Punjab farmers blame government for farm fires

STORY: Raging farm fires have become a common sight in northern India as farmers burn crop waste to clear their fields and prepare them for the next crop sowing.

Smoke billows out of the fields, wrapping surrounding areas in a thick, grey blanket and stoking a pollution emergency in New Delhi.

But farmers in Punjab, known as India's grain basket, claim they have no other option.

'We burn this out of sheer compulsion. Economically speaking, we have no financial support. If the government wants, they can support us in 60:40. If the government takes some steps, then farmers will also take some steps.
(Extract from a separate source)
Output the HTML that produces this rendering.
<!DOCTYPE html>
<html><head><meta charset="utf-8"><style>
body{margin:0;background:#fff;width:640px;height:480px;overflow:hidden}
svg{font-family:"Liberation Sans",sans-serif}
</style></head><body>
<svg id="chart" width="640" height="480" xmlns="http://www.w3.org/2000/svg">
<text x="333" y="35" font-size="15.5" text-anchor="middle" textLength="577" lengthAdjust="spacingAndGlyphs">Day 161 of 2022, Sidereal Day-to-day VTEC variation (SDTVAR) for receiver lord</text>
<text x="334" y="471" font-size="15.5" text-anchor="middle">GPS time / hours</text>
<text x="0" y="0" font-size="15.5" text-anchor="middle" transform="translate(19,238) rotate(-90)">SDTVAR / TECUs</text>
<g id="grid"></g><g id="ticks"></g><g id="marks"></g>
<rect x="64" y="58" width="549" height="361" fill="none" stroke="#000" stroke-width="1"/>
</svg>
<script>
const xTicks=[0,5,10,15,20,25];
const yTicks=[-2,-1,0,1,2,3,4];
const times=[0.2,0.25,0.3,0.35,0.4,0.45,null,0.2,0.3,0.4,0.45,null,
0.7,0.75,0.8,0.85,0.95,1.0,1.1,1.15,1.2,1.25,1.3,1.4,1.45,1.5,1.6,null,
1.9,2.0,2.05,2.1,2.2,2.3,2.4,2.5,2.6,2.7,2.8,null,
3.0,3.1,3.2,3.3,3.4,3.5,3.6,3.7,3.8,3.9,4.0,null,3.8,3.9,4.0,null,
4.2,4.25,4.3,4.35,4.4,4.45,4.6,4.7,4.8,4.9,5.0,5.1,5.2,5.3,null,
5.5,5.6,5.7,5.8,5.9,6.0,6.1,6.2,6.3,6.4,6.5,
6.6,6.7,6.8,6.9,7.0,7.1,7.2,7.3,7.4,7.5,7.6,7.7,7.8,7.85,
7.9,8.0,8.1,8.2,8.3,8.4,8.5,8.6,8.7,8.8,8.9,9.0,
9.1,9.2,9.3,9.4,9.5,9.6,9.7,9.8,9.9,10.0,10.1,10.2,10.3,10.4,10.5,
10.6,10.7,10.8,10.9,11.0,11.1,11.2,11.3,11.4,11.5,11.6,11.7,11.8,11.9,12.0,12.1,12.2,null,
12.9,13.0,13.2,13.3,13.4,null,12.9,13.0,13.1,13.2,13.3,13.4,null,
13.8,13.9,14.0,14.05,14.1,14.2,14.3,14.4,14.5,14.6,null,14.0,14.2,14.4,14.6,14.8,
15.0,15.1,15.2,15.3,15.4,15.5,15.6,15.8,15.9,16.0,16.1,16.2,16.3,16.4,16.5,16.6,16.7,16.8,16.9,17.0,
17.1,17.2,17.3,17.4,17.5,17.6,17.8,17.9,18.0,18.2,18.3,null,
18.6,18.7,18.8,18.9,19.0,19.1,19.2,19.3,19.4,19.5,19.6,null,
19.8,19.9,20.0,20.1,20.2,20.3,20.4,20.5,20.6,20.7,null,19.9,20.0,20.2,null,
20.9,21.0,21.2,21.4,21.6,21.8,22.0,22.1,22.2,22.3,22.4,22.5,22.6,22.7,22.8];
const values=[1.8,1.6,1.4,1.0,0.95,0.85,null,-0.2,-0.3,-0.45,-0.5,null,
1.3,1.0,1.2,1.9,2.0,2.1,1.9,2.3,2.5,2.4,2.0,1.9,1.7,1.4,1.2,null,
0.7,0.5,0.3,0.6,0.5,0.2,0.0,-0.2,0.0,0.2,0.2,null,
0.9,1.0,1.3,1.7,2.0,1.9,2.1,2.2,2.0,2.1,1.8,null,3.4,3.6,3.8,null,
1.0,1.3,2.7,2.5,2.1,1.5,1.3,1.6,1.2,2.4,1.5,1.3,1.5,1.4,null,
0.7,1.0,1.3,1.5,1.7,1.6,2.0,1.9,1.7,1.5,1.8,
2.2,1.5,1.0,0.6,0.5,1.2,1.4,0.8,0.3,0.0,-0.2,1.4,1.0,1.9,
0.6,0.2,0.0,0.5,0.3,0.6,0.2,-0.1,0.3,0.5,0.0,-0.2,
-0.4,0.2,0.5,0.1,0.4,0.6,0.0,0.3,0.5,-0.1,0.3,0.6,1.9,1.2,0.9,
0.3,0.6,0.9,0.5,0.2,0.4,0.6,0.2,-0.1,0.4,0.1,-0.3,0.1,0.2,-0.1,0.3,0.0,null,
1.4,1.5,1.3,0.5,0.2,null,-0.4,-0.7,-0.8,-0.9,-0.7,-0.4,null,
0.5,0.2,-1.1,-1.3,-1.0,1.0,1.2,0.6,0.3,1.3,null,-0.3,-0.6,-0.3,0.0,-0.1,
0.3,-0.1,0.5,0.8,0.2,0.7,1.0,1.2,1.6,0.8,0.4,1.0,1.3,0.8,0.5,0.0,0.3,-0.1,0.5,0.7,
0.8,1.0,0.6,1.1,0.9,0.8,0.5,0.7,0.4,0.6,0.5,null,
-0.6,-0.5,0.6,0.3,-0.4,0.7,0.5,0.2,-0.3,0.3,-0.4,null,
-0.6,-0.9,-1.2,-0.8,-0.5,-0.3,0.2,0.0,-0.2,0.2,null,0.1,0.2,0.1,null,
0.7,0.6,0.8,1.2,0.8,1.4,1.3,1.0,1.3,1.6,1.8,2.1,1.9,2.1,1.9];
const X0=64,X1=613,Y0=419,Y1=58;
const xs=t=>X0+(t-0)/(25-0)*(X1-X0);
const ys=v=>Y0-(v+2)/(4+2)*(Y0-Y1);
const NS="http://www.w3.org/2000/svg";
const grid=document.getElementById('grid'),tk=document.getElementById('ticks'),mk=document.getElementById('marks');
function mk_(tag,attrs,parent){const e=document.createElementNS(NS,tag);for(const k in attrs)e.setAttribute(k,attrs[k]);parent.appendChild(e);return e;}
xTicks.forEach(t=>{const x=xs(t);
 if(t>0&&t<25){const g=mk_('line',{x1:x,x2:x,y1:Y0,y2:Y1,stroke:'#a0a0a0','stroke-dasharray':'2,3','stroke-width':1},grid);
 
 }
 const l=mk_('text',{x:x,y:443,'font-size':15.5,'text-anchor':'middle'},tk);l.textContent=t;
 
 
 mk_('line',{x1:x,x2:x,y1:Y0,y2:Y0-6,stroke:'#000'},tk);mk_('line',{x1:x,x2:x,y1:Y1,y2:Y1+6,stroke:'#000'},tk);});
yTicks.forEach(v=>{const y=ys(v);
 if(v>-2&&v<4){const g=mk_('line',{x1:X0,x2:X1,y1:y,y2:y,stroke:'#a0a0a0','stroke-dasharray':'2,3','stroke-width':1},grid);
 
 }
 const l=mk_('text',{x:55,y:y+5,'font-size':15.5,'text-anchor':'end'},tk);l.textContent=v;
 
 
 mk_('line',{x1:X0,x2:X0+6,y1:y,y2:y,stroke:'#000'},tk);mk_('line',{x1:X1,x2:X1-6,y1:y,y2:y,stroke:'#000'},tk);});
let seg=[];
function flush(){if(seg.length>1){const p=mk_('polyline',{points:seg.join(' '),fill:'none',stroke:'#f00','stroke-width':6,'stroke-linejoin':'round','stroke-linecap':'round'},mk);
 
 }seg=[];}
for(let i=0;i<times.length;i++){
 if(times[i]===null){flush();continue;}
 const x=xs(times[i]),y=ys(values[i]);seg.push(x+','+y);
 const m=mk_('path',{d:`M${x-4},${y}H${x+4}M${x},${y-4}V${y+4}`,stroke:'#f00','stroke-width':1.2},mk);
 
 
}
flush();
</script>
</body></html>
A solution can be found to this problem. It is not impossible, it is possible.'

The Aam Aadmi Party (AAP), in charge of the government in both Delhi and Punjab, said last week it aims to resolve the problem of burning crop stubble by November next year.

Punjab's chief minister says 120,000 machines have been sent to farmers to help destroy the crop residue without having to burn it down, and a bio-energy plant has been set up where crop stubble can be disposed.

But the general secretary of a prominent farmers' union in Punjab explains why more help is needed.

“If the government had given us some cash incentives, like the Supreme court had directed, or the NGT (National Green Tribunal) had directed, then probably (...) the farmers do not want to do this but are doing it out of helplessness because they can't afford any other way. If, instead of burning, the stubble has to be disposed of in any other manner then that involves a lot of expenditure."

Each winter, the smoke from Punjab and Haryana travels eastward and adds to the pollution in New Delhi, causing a surge in respiratory illnesses among the city's 20 million people.

But the farmers here in Punjab say the stubble fires are hurting locals the most.